In exact form, please repeat the records from their opening line down to the line with "const titleText = '市场占有率对比';", including that line.
*** INFORMATION SUPPLIED
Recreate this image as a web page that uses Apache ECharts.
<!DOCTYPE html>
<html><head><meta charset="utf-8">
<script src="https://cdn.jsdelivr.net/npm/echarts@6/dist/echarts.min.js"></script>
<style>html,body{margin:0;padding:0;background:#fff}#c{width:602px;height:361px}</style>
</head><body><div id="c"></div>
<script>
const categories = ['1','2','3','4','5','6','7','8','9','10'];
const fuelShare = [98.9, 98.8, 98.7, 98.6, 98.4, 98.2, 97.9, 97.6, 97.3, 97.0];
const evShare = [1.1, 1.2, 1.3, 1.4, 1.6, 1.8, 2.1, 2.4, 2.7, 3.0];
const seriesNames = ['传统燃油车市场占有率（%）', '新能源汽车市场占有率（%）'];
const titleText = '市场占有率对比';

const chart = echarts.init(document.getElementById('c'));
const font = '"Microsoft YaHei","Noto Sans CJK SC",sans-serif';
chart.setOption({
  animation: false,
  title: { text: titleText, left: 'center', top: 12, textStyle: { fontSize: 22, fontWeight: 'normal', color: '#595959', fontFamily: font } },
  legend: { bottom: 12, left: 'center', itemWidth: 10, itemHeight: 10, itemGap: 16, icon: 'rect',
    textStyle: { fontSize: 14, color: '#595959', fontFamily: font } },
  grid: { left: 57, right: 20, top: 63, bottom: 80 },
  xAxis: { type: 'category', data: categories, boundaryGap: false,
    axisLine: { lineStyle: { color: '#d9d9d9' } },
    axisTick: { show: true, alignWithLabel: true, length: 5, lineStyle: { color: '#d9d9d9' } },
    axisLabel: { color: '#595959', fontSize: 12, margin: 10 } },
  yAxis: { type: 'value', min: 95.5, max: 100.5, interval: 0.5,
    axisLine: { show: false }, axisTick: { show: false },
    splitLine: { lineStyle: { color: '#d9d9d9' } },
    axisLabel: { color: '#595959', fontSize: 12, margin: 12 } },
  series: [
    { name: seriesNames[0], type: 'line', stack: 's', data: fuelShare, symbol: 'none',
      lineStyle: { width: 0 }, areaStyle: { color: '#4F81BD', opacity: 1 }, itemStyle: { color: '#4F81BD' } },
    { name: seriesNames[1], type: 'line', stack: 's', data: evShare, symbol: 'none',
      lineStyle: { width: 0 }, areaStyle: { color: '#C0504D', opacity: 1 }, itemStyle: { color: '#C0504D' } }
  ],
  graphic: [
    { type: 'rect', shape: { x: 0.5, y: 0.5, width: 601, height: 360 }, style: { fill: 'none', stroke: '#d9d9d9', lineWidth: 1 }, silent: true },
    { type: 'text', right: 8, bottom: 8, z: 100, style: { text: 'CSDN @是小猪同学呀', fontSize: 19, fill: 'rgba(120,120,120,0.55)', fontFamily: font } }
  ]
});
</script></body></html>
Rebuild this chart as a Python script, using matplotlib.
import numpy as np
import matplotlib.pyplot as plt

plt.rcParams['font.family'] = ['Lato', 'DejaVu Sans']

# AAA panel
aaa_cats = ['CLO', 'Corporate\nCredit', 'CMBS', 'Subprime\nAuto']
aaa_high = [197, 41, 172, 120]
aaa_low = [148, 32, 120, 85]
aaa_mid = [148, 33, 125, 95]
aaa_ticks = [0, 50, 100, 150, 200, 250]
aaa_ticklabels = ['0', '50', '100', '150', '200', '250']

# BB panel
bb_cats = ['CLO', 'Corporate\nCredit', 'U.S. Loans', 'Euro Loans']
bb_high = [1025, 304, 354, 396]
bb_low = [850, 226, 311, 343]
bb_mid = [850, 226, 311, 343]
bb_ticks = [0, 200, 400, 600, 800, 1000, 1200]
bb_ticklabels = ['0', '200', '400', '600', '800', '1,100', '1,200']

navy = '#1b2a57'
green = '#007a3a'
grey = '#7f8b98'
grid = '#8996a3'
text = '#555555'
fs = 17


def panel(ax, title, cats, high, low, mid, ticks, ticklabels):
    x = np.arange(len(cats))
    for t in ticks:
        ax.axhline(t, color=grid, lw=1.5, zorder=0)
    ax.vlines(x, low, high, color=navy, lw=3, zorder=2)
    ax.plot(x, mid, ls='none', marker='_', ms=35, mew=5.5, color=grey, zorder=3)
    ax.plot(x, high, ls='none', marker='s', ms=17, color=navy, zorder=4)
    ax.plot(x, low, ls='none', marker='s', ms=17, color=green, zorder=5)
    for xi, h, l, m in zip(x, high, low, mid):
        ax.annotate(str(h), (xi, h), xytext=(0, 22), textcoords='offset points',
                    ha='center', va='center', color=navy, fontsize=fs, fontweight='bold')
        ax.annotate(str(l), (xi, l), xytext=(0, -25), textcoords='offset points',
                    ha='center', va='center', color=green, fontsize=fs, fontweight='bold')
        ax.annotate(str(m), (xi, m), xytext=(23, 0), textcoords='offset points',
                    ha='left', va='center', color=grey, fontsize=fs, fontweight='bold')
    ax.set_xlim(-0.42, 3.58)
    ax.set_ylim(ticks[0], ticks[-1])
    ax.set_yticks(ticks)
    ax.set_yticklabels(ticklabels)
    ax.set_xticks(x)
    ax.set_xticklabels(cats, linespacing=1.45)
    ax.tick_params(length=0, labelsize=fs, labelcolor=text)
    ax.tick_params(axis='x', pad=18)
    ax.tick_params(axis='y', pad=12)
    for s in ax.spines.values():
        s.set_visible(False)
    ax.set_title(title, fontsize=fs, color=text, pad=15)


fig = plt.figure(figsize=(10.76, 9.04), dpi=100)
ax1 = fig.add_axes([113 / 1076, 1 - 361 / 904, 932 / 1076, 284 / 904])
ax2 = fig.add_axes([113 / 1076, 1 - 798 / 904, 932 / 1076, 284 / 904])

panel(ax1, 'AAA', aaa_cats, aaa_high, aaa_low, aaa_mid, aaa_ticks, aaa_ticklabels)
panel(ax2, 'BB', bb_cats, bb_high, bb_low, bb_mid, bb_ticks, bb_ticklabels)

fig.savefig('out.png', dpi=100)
******
_TASK OUTPUT_
Recreate this image as a web page that uses Apache ECharts.
<!DOCTYPE html>
<html><head><meta charset="utf-8">
<script src="https://cdn.jsdelivr.net/npm/echarts@6/dist/echarts.min.js"></script>
<style>html,body{margin:0;padding:0;background:#fff}#c{width:602px;height:361px}</style>
</head><body><div id="c"></div>
<script>
const categories = ['1','2','3','4','5','6','7','8','9','10'];
const fuelShare = [98.9, 98.8, 98.7, 98.6, 98.4, 98.2, 97.9, 97.6, 97.3, 97.0];
const evShare = [1.1, 1.2, 1.3, 1.4, 1.6, 1.8, 2.1, 2.4, 2.7, 3.0];
const seriesNames = ['传统燃油车市场占有率（%）', '新能源汽车市场占有率（%）'];
const titleText = '市场占有率对比';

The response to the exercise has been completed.